» Your instructions:
Any pictures should be left out; please print exactly the lines between the line with "Reproduce this diagram with TikZ." and the line with "(0,0) rectangle (595,450);", inclusive.

Data records:
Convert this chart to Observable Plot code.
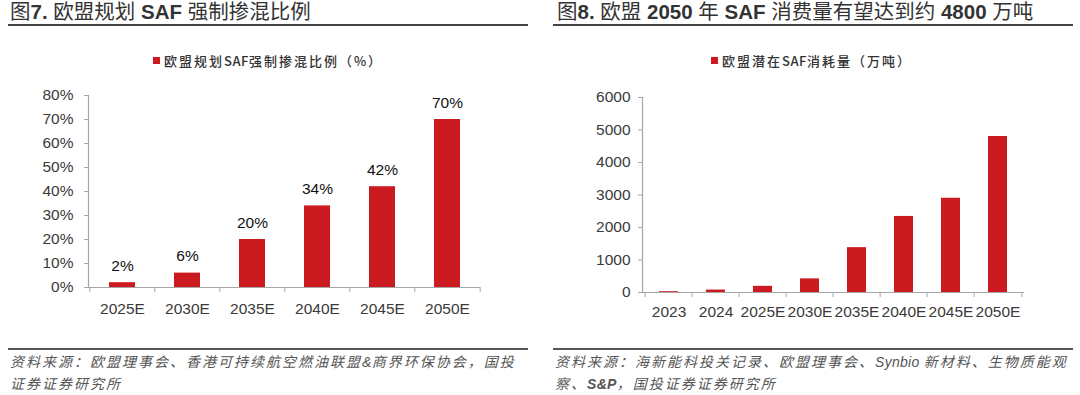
<!DOCTYPE html>
<html>
<head>
<meta charset="utf-8">
<script src="https://cdn.jsdelivr.net/npm/d3@7"></script>
<script src="https://cdn.jsdelivr.net/npm/@observablehq/plot@0.6"></script>
<style>
  html, body { margin: 0; padding: 0; background: #fff; }
  body { width: 1080px; height: 395px; position: relative; overflow: hidden; font-family: "Liberation Sans", Arial, "Noto Sans CJK SC", sans-serif; }
  .abs { position: absolute; }
  .title { font-family: "Liberation Sans", Arial, "Noto Sans CJK SC", sans-serif; font-size: 20.5px; color: #333; white-space: nowrap; line-height: 24px; }
  .title b { font-weight: bold; }
  .rule { background: #444; height: 2px; }
  .crule { background: #555; height: 2px; }
  .legend { font-family: "Noto Sans CJK SC", sans-serif; font-weight: 500; font-size: 13px; color: #333; letter-spacing: 2px; white-space: nowrap; display: flex; align-items: center; }
  .legend .sw { width: 7px; height: 7px; background: #cc1a21; margin-right: 4px; }
  .legend .lat { letter-spacing: 0.5px; }
  .cap { font-family: "Noto Sans CJK SC", sans-serif; font-style: italic; font-size: 14px; color: #555; letter-spacing: 2px; line-height: 21px; white-space: nowrap; }
  .cap .lat { letter-spacing: 0.3px; font-family: "Liberation Sans", Arial, sans-serif; }
</style>
</head>
<body>
<div id="root"></div>
<script>
// ---- data ----
const leftLegend = '欧盟规划<span class="lat">SAF</span>强制掺混比例（%）';
const leftCategories = ["2025E", "2030E", "2035E", "2040E", "2045E", "2050E"];
const leftValues = [2, 6, 20, 34, 42, 70];
const leftYTicks = [0, 10, 20, 30, 40, 50, 60, 70, 80];

const rightLegend = '欧盟潜在<span class="lat">SAF</span>消耗量（万吨）';
const rightCategories = ["2023", "2024", "2025E", "2030E", "2035E", "2040E", "2045E", "2050E"];
const rightValues = [25, 75, 190, 420, 1380, 2340, 2900, 4800];
const rightYTicks = [0, 1000, 2000, 3000, 4000, 5000, 6000];

const RED = "#cc1a21";
const GREY = "#a6a6a6";
const TICKTEXT = "#3a3a3a";

const root = document.getElementById("root");
function addDiv(cls, style, html) {
  const d = document.createElement("div");
  d.className = "abs " + cls;
  Object.assign(d.style, style);
  if (html != null) d.innerHTML = html;
  root.appendChild(d);
  return d;
}

// titles and rules
addDiv("title", {left: "10px", top: "0px"}, '图<b>7.</b> 欧盟规划 <b>SAF</b> 强制掺混比例');
addDiv("rule", {left: "8px", top: "24px", width: "520px"});
addDiv("title", {left: "557px", top: "0px"}, '图<b>8.</b> 欧盟 <b>2050</b> 年 <b>SAF</b> 消费量有望达到约 <b>4800</b> 万吨');
addDiv("rule", {left: "553px", top: "24px", width: "520px"});

// legends
addDiv("legend", {left: "153px", top: "51px"}, '<span class="sw"></span><span>' + leftLegend + '</span>');
addDiv("legend", {left: "711px", top: "51px"}, '<span class="sw"></span><span>' + rightLegend + '</span>');

// caption rules + text
addDiv("crule", {left: "8px", top: "348px", width: "520px"});
addDiv("crule", {left: "553px", top: "348px", width: "520px"});
addDiv("cap", {left: "10px", top: "351px"}, '资料来源：欧盟理事会、香港可持续航空燃油联盟<span class="lat">&amp;</span>商界环保协会，国投<br>证券证券研究所');
addDiv("cap", {left: "555px", top: "351px"}, '资料来源：海新能科投关记录、欧盟理事会、<span class="lat">Synbio </span>新材料、生物质能观<br>察、<b class="lat" style="font-style:italic">S&amp;P</b>，国投证券证券研究所');

function makeChart({cats, values, yTicks, yMax, fmt, labelFmt, mL, mR, mT, mB, yPad, xPad, fontSize}) {
  const data = cats.map((c, i) => ({cat: c, value: values[i]}));
  const W = 540, H = 245;
  const step = (W - mL - mR) / cats.length;
  const marks = [
    Plot.barY(data, {x: "cat", y: "value", fill: RED}),
    Plot.ruleY([0], {stroke: GREY, strokeWidth: 1.2}),
    Plot.frame({anchor: "left", stroke: GREY, strokeWidth: 1.2}),
    Plot.axisY({ticks: yTicks, tickSize: 4, tickPadding: yPad, tickFormat: fmt, stroke: GREY, fill: TICKTEXT, label: null, fontSize}),
    Plot.axisX({tickSize: 5, dx: -step / 2, tickFormat: () => "", stroke: GREY, label: null}),
    Plot.axisX({ticks: [cats[cats.length - 1]], tickSize: 5, dx: step / 2, tickFormat: () => "", stroke: GREY, label: null}),
    Plot.axisX({tickSize: 0, tickPadding: xPad, fill: TICKTEXT, label: null, fontSize})
  ];
  if (labelFmt) {
    marks.push(Plot.text(data, {x: "cat", y: "value", text: d => labelFmt(d.value), lineAnchor: "bottom", dy: -12, fill: "#111", fontSize: 15.5}));
  }
  return Plot.plot({
    width: W, height: H,
    marginLeft: mL, marginRight: mR, marginTop: mT, marginBottom: mB,
    style: {fontFamily: '"Liberation Sans", Arial, sans-serif', fontSize: fontSize + "px", background: "transparent", overflow: "visible"},
    x: {domain: cats, paddingInner: 0.6, paddingOuter: 0.3, label: null},
    y: {domain: [0, yMax], label: null},
    marks
  });
}

const left = makeChart({
  cats: leftCategories, values: leftValues, yTicks: leftYTicks, yMax: 80,
  fmt: d => d + "%", labelFmt: v => v + "%",
  mL: 88, mR: 60, mT: 15, mB: 38, yPad: 11, xPad: 15, fontSize: 15.5
});
const right = makeChart({
  cats: rightCategories, values: rightValues, yTicks: rightYTicks, yMax: 6000,
  fmt: d => String(d), labelFmt: null,
  mL: 102, mR: 56, mT: 17, mB: 33, yPad: 8, xPad: 13, fontSize: 15.5
});
const lw = addDiv("", {left: "0px", top: "80px"}); lw.appendChild(left);
const rw = addDiv("", {left: "540px", top: "80px"}); rw.appendChild(right);
</script>
</body>
</html>
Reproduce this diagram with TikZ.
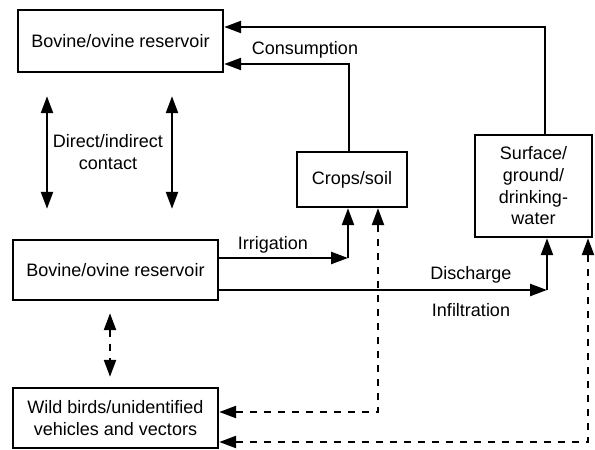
\documentclass[tikz,border=0pt]{standalone}
\usepackage{fontspec}
\setmainfont{Liberation Sans}
\usetikzlibrary{arrows.meta}

\begin{document}
\begin{tikzpicture}[x=1pt,y=-1pt,
		box/.style={draw,line width=2.4pt,align=center,inner sep=0pt,font=\fontsize{18}{21.7}\selectfont},
		lbl/.style={font=\fontsize{18}{21.7}\selectfont,align=center},
		flow/.style={line width=2.4pt,-{Triangle[length=17pt,width=12pt]}},
		twoway/.style={line width=2.4pt,{Triangle[length=17pt,width=12pt]}-{Triangle[length=17pt,width=12pt]}},
		dashflow/.style={twoway,dash pattern=on 7pt off 7pt}]
		\useasboundingbox (0,0) rectangle (595,450);

		% Boxes
		\node[box,minimum width=205pt,minimum height=62pt] (topres) at (120.5,41) {Bovine/ovine reservoir};
		\node[box,minimum width=205pt,minimum height=60pt] (midres) at (115.5,270) {Bovine/ovine reservoir};
		\node[box,minimum width=205pt,minimum height=60pt] (wild) at (115.5,418) {Wild birds/unidentified\\vehicles and vectors};
		\node[box,minimum width=110pt,minimum height=55pt] (crops) at (352,179.5) {Crops/soil};
		\node[box,minimum width=117pt,minimum height=102pt] (water) at (533.5,186) {Surface/\\ground/\\drinking-\\water};

		% Corners
		\coordinate (irr) at (348,258);
		\coordinate (dis) at (547,290);
		\coordinate (cropdrop) at (378,412);
		\coordinate (waterdrop) at (588,442);

		% Flows back to the top reservoir
		\draw[flow] ([xshift=11.5pt]water.north) |- ([yshift=14pt]topres.east);
		\draw[flow] ([xshift=-3pt]crops.north) |- ([yshift=-23pt]topres.east);
		\node[lbl] (consum) at (305,50) {Consumption};

		% Contact
		\draw[twoway,shorten <=23pt,shorten >=30pt] ([xshift=-73.5pt]topres.south) -- ([xshift=-73.5pt]topres.south |- midres.north);
		\draw[twoway,shorten <=23pt,shorten >=30pt] ([xshift=51.5pt]topres.south) -- ([xshift=51.5pt]topres.south |- midres.north);
		\node[lbl] (contact) at (108,152) {Direct/indirect\\contact};
		\draw[dashflow,shorten <=12pt,shorten >=10pt] ([xshift=-5.5pt]midres.south) -- ([xshift=-5.5pt]midres.south |- wild.north);

		% Irrigation and discharge
		\draw[flow] ([yshift=12pt]midres.east) -- (irr);
		\draw[flow] (irr) -- (crops.south -| irr);
		\node[lbl] (irrlbl) at (273,245) {Irrigation};
		\draw[flow] ([yshift=-20pt]midres.east) -- (dis);
		\draw[flow] (dis) -- (water.south -| dis);
		\node[lbl] (dislbl) at (471,275) {Discharge};
		\node[lbl] (inflbl) at (471,310) {Infiltration};

		% Back to wild birds
		\draw[dashflow] (wild.east |- cropdrop) -- (cropdrop) -- (crops.south -| cropdrop);
		\draw[dashflow] (wild.east |- waterdrop) -- (waterdrop) -- (water.south -| waterdrop);
	\end{tikzpicture}
\end{document}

» Final answer:
Reproduce this diagram with TikZ.
\documentclass[tikz,border=0pt]{standalone}
\usepackage{fontspec}
\setmainfont{Liberation Sans}
\usetikzlibrary{arrows.meta}

\begin{document}
\begin{tikzpicture}[x=1pt,y=-1pt,
		box/.style={draw,line width=2.4pt,align=center,inner sep=0pt,font=\fontsize{18}{21.7}\selectfont},
		lbl/.style={font=\fontsize{18}{21.7}\selectfont,align=center},
		flow/.style={line width=2.4pt,-{Triangle[length=17pt,width=12pt]}},
		twoway/.style={line width=2.4pt,{Triangle[length=17pt,width=12pt]}-{Triangle[length=17pt,width=12pt]}},
		dashflow/.style={twoway,dash pattern=on 7pt off 7pt}]
		\useasboundingbox (0,0) rectangle (595,450);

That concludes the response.